Outside of the pain Canadians are currently feeling at the pumps, there have been several other proof points of this fact that have been ignored by the Trudeau Liberal government.
Last October the US Energy Information Administration, or the EIA, released a report with modeling that proved this to be true. Their report outlined that “global energy consumption and energy-related carbon dioxide emissions will increase through 2050 as a result of population and economic growth”. The report also predicts that global demand for energy will rise by 50% between 2020 and 2050, and carry with it 24.7% higher annual carbon dioxide emissions. If this agency had data that low cost, readily available alternatives to carbon energy would be available to the global masses over this time period, their report would look different.
Then, at the end of June at the G7 summit, French President Emmanuel Macron was overheard telling American President Joe Biden that he had spoken to UAE leader Sheikh Mohammed bin Zayed al-Nahyan about oil production. "He told me two things.
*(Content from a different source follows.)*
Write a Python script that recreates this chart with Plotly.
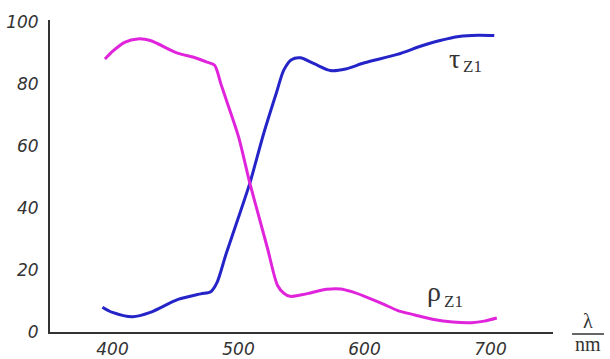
import plotly.graph_objects as go

# Transmission tau_Z1 (blue)
tau_wl = [392, 400, 416, 430, 452, 470, 478, 483, 490, 500, 509, 520, 530, 536, 542, 549,
          560, 573, 585, 600, 626, 645, 660, 675, 690, 703]
tau_val = [8, 6.3, 4.9, 6.3, 10.5, 12.3, 13, 16, 25, 37, 48, 64, 77, 84.5, 87.8, 88.4,
           86.5, 84.3, 84.8, 86.8, 89.5, 92.2, 94, 95.3, 95.7, 95.6]

# Reflection rho_Z1 (magenta)
rho_wl = [394, 400, 410, 420, 430, 451, 465, 475, 481, 486, 491, 500, 509, 515, 523, 531,
          536, 541, 550, 557, 570, 581, 590, 600, 615, 626, 640, 655, 670, 685, 695, 705]
rho_val = [88, 90.5, 93.5, 94.5, 94, 90, 88.5, 87, 86, 80, 74, 63, 48, 39, 27, 15,
           12.5, 11.5, 12, 12.6, 13.8, 13.9, 13, 11.5, 9, 7, 5.5, 4, 3.2, 3, 3.5, 4.5]

x_ticks = [400, 500, 600, 700]
y_ticks = [0, 20, 40, 60, 80, 100]

fig = go.Figure()
fig.add_trace(go.Scatter(x=tau_wl, y=tau_val, mode="lines",
                         line=dict(color="#2424c8", width=3, shape="spline", smoothing=0.8),
                         showlegend=False, hoverinfo="skip"))
fig.add_trace(go.Scatter(x=rho_wl, y=rho_val, mode="lines",
                         line=dict(color="#e024dc", width=3, shape="spline", smoothing=0.8),
                         showlegend=False, hoverinfo="skip"))

W, H = 610, 359
L, R, T, B = 50, 57, 20, 27

serif = "Liberation Serif"
ann = [
    dict(x=454, y=58, text="τ", size=28),
    dict(x=472, y=66, text="Z1", size=17),
    dict(x=434, y=291, text="ρ", size=28),
    dict(x=453, y=301, text="Z1", size=17),
    dict(x=588, y=321, text="λ", size=20),
    dict(x=588, y=344, text="nm", size=20),
]
for a in ann:
    fig.add_annotation(x=(a["x"] - L) / (W - L - R), y=(H - B - a["y"]) / (H - T - B),
                       xref="paper", yref="paper", text=a["text"],
                       showarrow=False, font=dict(family=serif, size=a["size"], color="#333"),
                       xanchor="center", yanchor="middle")

fig.add_shape(type="line", xref="paper", yref="paper",
              x0=(572 - L) / (W - L - R), x1=(604 - L) / (W - L - R),
              y0=(H - B - 334) / (H - T - B), y1=(H - B - 334) / (H - T - B),
              line=dict(color="#333", width=1.5))

tickfont = dict(family="DejaVu Sans", size=17, color="#333", style="italic")
fig.update_layout(
    width=W, height=H,
    margin=dict(l=L, r=R, t=T, b=B, autoexpand=False),
    paper_bgcolor="white", plot_bgcolor="white",
    xaxis=dict(range=[350.4, 749.6], tickvals=x_ticks, ticktext=[str(v) for v in x_ticks],
               showgrid=False, zeroline=False, showline=True, linecolor="#333", linewidth=2,
               ticks="", ticklabelstandoff=1, automargin=False, tickfont=tickfont),
    yaxis=dict(range=[0, 100.6], tickvals=y_ticks, ticktext=[str(v) for v in y_ticks],
               showgrid=False, zeroline=False, showline=True, linecolor="#333", linewidth=2,
               ticks="", ticklabelstandoff=6, automargin=False, tickfont=tickfont),
)

fig.write_html("out.html")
I'm at a maximum, maximum (production capacity). This is what he claims. And then he said (the) Saudis can increase by 150 (thousands barrels per day). Maybe a little bit more, but they don't have huge capacities before six months' time," said Macron to Biden.
The upshot of this exchange is the Saudis posturing with the French on the fact that they literally have them over a barrel on oil prices because they control the big levers of global supply. Western countries like Canada that have curtailed domestic production have only offshored supply and wealth to countries like Saudi Arabia who have little incentive to use wealth created by the production of carbon energy to develop low carbon alternatives.
And this week, Justin Trudeau took major political heat for providing an exemption to sanctions against Russia over its invasion of Ukraine by sending parts of a Russian natural gas pipeline back to Germany. The National Post reported that “a two-year waiver would allow six Siemens Energy turbines, which were in Montreal for repairs, to be returned to Germany for use in the Russian state-owned Nord Stream 1 pipeline”. If the curtailment of Western carbon energy production and carbon pricing in Western nations had actually reduced demand for Russian carbon energy, this would never have happened.
Again, this is because the world does not have the low cost, readily available substitutes for carbon energy it needs to meet its emissions reduction targets. Curtailment of Canadian carbon energy supply and taxation of carbon energy used in Western countries is not developing these alternatives at a pace needed to address climate change, global supply chain issues, or inflationary pressures caused by high carbon energy prices.
That's why if the Trudeau Liberals were serious about addressing climate change, they would be doing things like rapidly building public transit in areas that don’t have enough access to it. They would be beefing up Canada’s electric grid to allow for the electrification of vehicles while preventing that infrastructure from vulnerabilities. They would be securing access to the rare earth minerals needed to make things like batteries to store energy produced by wind and solar, and electric vehicles. Also, this storage would be more available and affordable to consumers. Canada would have more ability to produce its own consumer goods, instead of being reliant on purchasing goods manufactured from high carbon emitting nations. And, the Liberals would be doing all this while preventing the scandal and inefficiency seen in previous Liberal green energy schemes.
And in the meantime, Canada would be fully self-sufficient on carbon energy produced in our country under its strict environmental regulations. The taxation and royalties that governments receive from these efforts would in part be used to develop alternative goods, with the understanding these goods and intellectual property would remain and be produced in Canada for the creation of Canadian jobs and wealth in the long term. Neither of these things happen when Canada imports oil.
Unless the Liberals pull their heads out of the sand and address these facts, more Russian turbines will be used, more Saudi oil will be produced, and more goods produced with energy from coal plants in China will be shipped around the world. There will be increased carbon emissions, and more civil unrest from the effects of climate change and from the high cost of carbon energy perpetuated by Western governments who have been blinded by a narrow band of public policy informants who are rarely effectively challenged by the media, politicians or academics.
Given the pressure the world is under to address inequality and climate change, none of these issues should come as a surprise to anyone, especially the Liberals.